Carole Nadeau et sa compagnie Le Pont Bridge poursuivent leur travail d'artisanat technologique avec un thriller poétique intitulé Le mobile. Une oeuvre en équilibre entre théâtre, performance et arts visuels qui s'appuie sur un moment de déséquilibre.

Plonger dans la création d'un nouveau spectacle, c'est toujours chevaucher une hydre à trois têtes pour Carole Nadeau. Sa compagnie, Le Pont Bridge, part en effet rarement de textes préexistants, privilégiant une démarche multidisciplinaire où la trame narrative se développe en parallèle avec les composantes visuelles de l'oeuvre en devenir. «J'essaie que la scénographie et la vidéographie soient écriture», résume-t-elle.

Carole Nadeau, qui est diplômée en interprétation du Conservatoire d'art dramatique de Québec, a commencé à envisager le théâtre sous l'angle de l'interdisciplinarité dès le tournant des années 90, à la faveur de collaboration avec Recto Verso et feu Arbo Cyber, Théâtre, des compagnies qui l'ont «complètement déformée».

«Quand je suis arrivée à Montréal pour fonder ma propre compagnie, je voulais retomber sur le plancher des vaches, mais je me suis rendu compte que les univers qui me venaient naturellement impliquaient la technologie. J'étais complètement déformée, il était trop tard!» rigole-t-elle. Elle s'affaire donc, depuis 1993, à concevoir un théâtre où texte, scénographie et vidéographie se trouvent sur un pied d'égalité.

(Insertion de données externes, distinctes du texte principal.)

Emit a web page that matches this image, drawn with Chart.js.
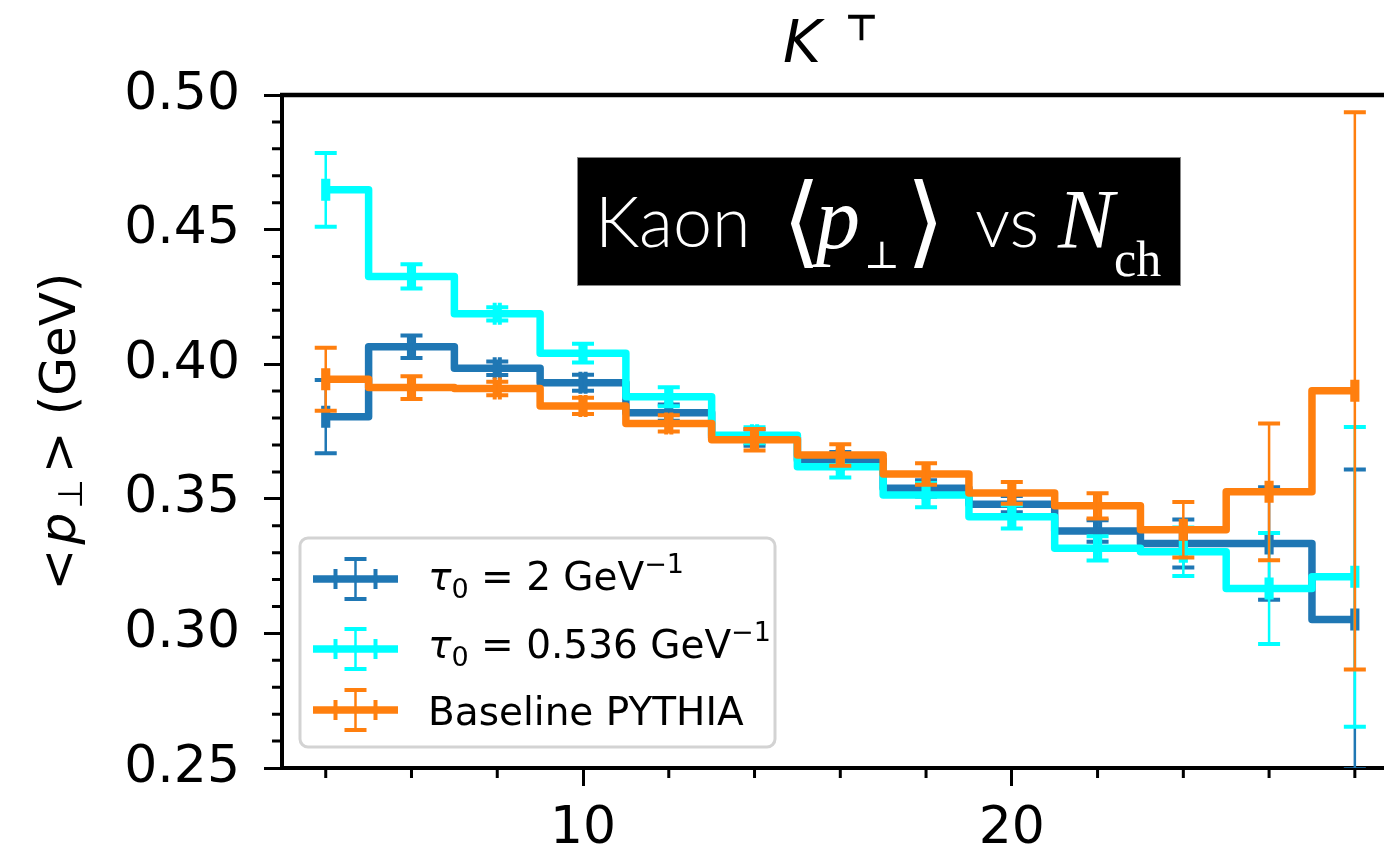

Sa dernière création, Le mobile, a eu pour premier point d'ancrage un corps en suspension dans un dispositif scénique: un «mobile humain». La femme en équilibre dans le vide a subi un accident de voiture et se trouve dans le coma. «C'est comme un voyage ou un poème dans un de ces moments où on est en situation de perte d'équilibre, de perte de repères», expose Carole Nadeau.

Le mobile n'est toutefois pas qu'une fantasmagorie abstraite, c'est aussi un thriller à sa manière. Consciente que plus elle envisageait le texte de manière poétique, moins il était facile à absorber, l'actrice et metteure en scène a opté pour une partition qui va «dans le sens contraire de la scénographie». D'où l'accident de voiture, le coma et cette trame narrative qui, de fragment en fragment, amène le spectateur à saisir que l'accident n'en est pas un et qu'il y a un mobile derrière cette agression.

Sur scène avec Carole Nadeau, trois régisseurs interviennent en direct, parfois à coups de pinceaux, de crayons et de petits dessins projetés sur un écran en angle qui sert de fond de scène. «La poésie vient de la relation entre les gestes posés et ce qui apparaît sur l'écran. Il y a un dialogue corps et image qui s'enclenche et met de la chaleur dans cette scénographie un peu froide.»

Le mobile, du 10 au 20 novembre à Espace libre.